The administration literally lost children as a result of Miller’s agenda. But they did track periods: Scott Lloyd, former head of refugee resettlement at the height of the children separation, had twenty-eight pages detailing pregnancies, reason for the pregnancy, and periods of teenage migrant girls in their custody. “It’s almost certainly an attempt to bar them from getting abortions,” reads a report from Harper’s Bazaar.

The Trump administration’s fixation on the pregnancies and bodies of immigrant women has been a staple of the policies the president has attempted to enact to fulfill his campaign promises. As The Guardian reports, the Trump administration also turned down vulnerable, pregnant women coming over the United States-Mexico border as part of a crackdown on immigration. The new regulations are another means of reproductive policing that’s been a cornerstone of the Trump administration’s approach to women and immigration.

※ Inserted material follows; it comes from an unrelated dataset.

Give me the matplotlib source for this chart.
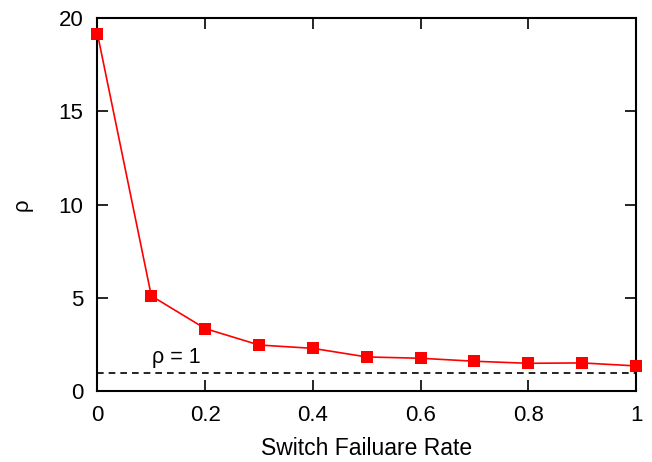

The timing of this new policy and his appearance at the anti-abortion rally make it seem as if the president is attempting to make good on promises he made while campaigning, and he's got two urgent reasons for that: A looming election he'd probably like to win, and a looming impeachment he'd probably like to go away. He still has a long way to go on some of his campaign promises (for example, federal debt has increased, and he promised to eliminate it), but when it comes to promises he made to chip away at a woman's federally protected right to choose, he’s been making progres. Trump nominated anti-abortion justices to the Supreme Court who have lengthy records of opposing abortion; he signed legislation allowing states to remove Title X funding from Planned Parenthood (causing Planned Parenthood to leave the Title X family planning program); and his Global Gag Rule halted international aid to groups that educate communities about safe abortion, even though they don’t use their United States funding for anything abortion-related.